Something must be wrong when a freedom loving country incarcerates nearly double its closest competitor
America’s broken justice system incarcerates an estimated 716 people per 100,000 citizens. By contrast, Russia stands at 484 per 100,000, China 121, and Iran 284. All countries most Americans consider to have dismal human rights records compared to the U.S.
A 2006 report by the U.S. Justice System found that over 7.2 million people were in prison, on probation, or on parole. That means roughly 1 in every 32 Americans is held by the Justice system. Approximately $60.3 billion is spent housing prisoners each year.
Over 60 percent of the prison population is serving sentences for non-violent drug related crimes. Blacks make up a majority of the population in this group. Even while the crime rate has statistically fallen, the prison population continues to grow. In part, this growth can be attributed to the increasing likelihood of being jailed for failure to pay fines and costs.
When every sentence is handed down by a court, the defendant is assessed a variety of fines and costs for the violation. Costs will include the fee for an appointed attorney, court costs and probation monitoring. The total can quickly add up to tens of thousands of dollars and in most cases is expected to be satisfied in full prior to the end of probation.
If the defendant is unable to pay (a high probability given a conviction makes it all but impossible to obtain employment) they are hauled back before the court. If the court finds that the defendant cannot pay, they can be sentenced to jail for the remainder of their probation or until they pay.
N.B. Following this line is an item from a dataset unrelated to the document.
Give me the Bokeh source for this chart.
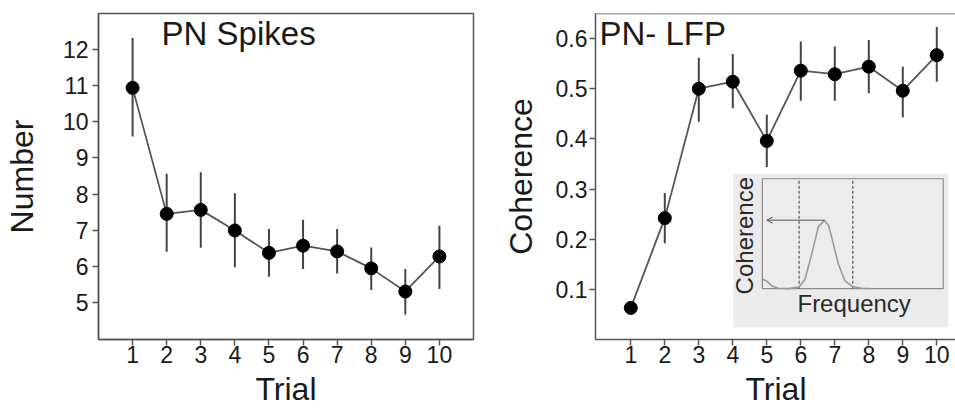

This creates a vicious cycle without end.
Most State and U.S. Constitutions have made the practice of jailing people for unpaid debts unconstitutional. However, exceptions are made for money owed to the criminal justice system. The ACLU released the Outskirts of Hope, on court practices in Ohio.
The report told the story of one couple, John Bundren and Samantha Reed, who both had racked up court fines. Bundren’s, which traced back to underage drinking and public intoxication convictions from his teenage years, totaled $3,000. They paid her fines before his, so Bundren ended up spending 41 days in jail because they couldn’t pay them both.
The report also found that 22 percent of the arrests in Huron County, Ohio, were due to failure to pay fines. Each arrest warrant issued costs approximately $400 and it costs $65 a night to jail someone in Ohio. What this means is that jailing people for failure to pay fines actually ends up costing more money than the municipality collects. For example, Mecklenburg County, N.C., collected $33,476 in debts in 2009, but spent $40,000 jailing 246 debtors; a loss of $6,524.
A blind spot exist in the system that most of us don’t consider. Nearly all states prevent someone from voting after a felony conviction. In addition, 29 states bar felons from voting even after they serve their time. Several battleground states effectively bar a felon from voting for life. This means that 6 million people, 1 in 40, are now unable to vote, according to Mother Jones.
In three states; Florida, Kentucky, and Virginia, at least 1 in 5 black Americans will be out of luck come Election Day. In the cases of Florida and Virginia, the numbers are sizeable enough to change the outcome in November. As Desmond Meade of the nonprofit Florida Rights Restoration Coalition put it to us last week:
If these people were able to vote, Florida would no longer be a swing state.”
More importantly, it means that politicians can lock up more citizens by criminalizing more types of behavior and not worry about losing their seat. Our broken justice system needs fixing and our politicians have no incentive to do it.